Friday, February 12, 2016

The Poetry Resolution

     At this point in the year, people often revisit the resolutions made a month ago and either celebrate success or sigh in defeat.  Like many others, I have resolutions that didn’t make it, but there is one that I made a couple of years ago that is still a part of my life.
     I resolved to read more poetry.
     Poetry is an insidious part of our life if we listen to much music, and I remember reading poetry regularly when I was in high school and college.  But it came to me a couple of years ago that I didn’t have enough poetry in my life anymore, so I made a resolution to change that.
A poet, I think, sees the world in a way another writer never does.  A poem is like a photograph of a small space or time composed with an economy of words. 
I don’t know if that tells you what poetry is or what I hope it is.
Poets can cut to the bone the verbiage they use, whereas even the most Hemingway-esque of prose writers must pepper their paragraphs with the blunt objects of prepositions and articles. Poets even set themselves apart from playwrights.  Sure, playwrights have been freed of the chains of description and have to choose words carefully so that actors can translate them into live dialogue or action. But the playwright requires a translator to fully inflate their balloon; their work is meant to be performed, not read, to reach its full potential.

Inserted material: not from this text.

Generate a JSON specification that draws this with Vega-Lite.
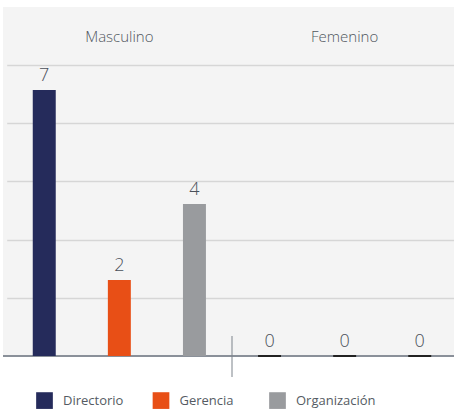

Poets interface more intimately with a reader.
Other than consciously looking for poetry when I visited the library or downloaded an e-book, two things helped me connect with poetry on a regular basis: the poetry app from The Poetry Foundation, and the Poem-a-Day e-mail from the Academy of American Poets.

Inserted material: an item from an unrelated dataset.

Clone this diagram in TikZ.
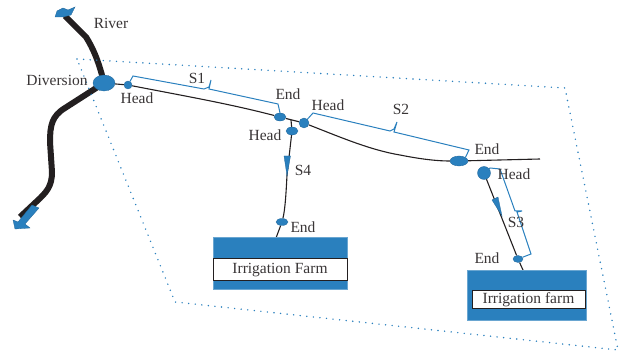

My friend Kelli shared the poetry app at one of our book club meetings.  The app has a random feature which spins two barrels, producing a slot machine effect when two topics intersect and produce a list of poems. For instance, my latest spin produced over 1700 possible poems on love and commitment for me to peruse, from John Donne up through Gwendolyn Brooks.  Some of the results are audio files with the poets reading their own work, and there is also an option to save your favorites so you can go back to them when the mood strikes. The app is available for download on both Apple and Android devices, and the Poetry Foundation website is worth exploring, too.  They have a section devoted to “Poetry Tours” of significant cities that I wish I had discovered before our trip to Chicago last summer!
     The second way I’ve honored my “More Poetry!” resolution is to subscribe to the American Academy of Poets “Poem-A-Day” series. The program delivers a fresh poem to your digital inbox every day. Weekdays, the poems are unpublished works of modern poets. On weekends, the classics are celebrated.  This website, like that of The Poetry Foundation, has many other resources to explore.
     Review your resolutions if you dare; some of them will endure and some may not.  The fact that this particular resolution is still a part of my everyday life provides opportunities for delight every day.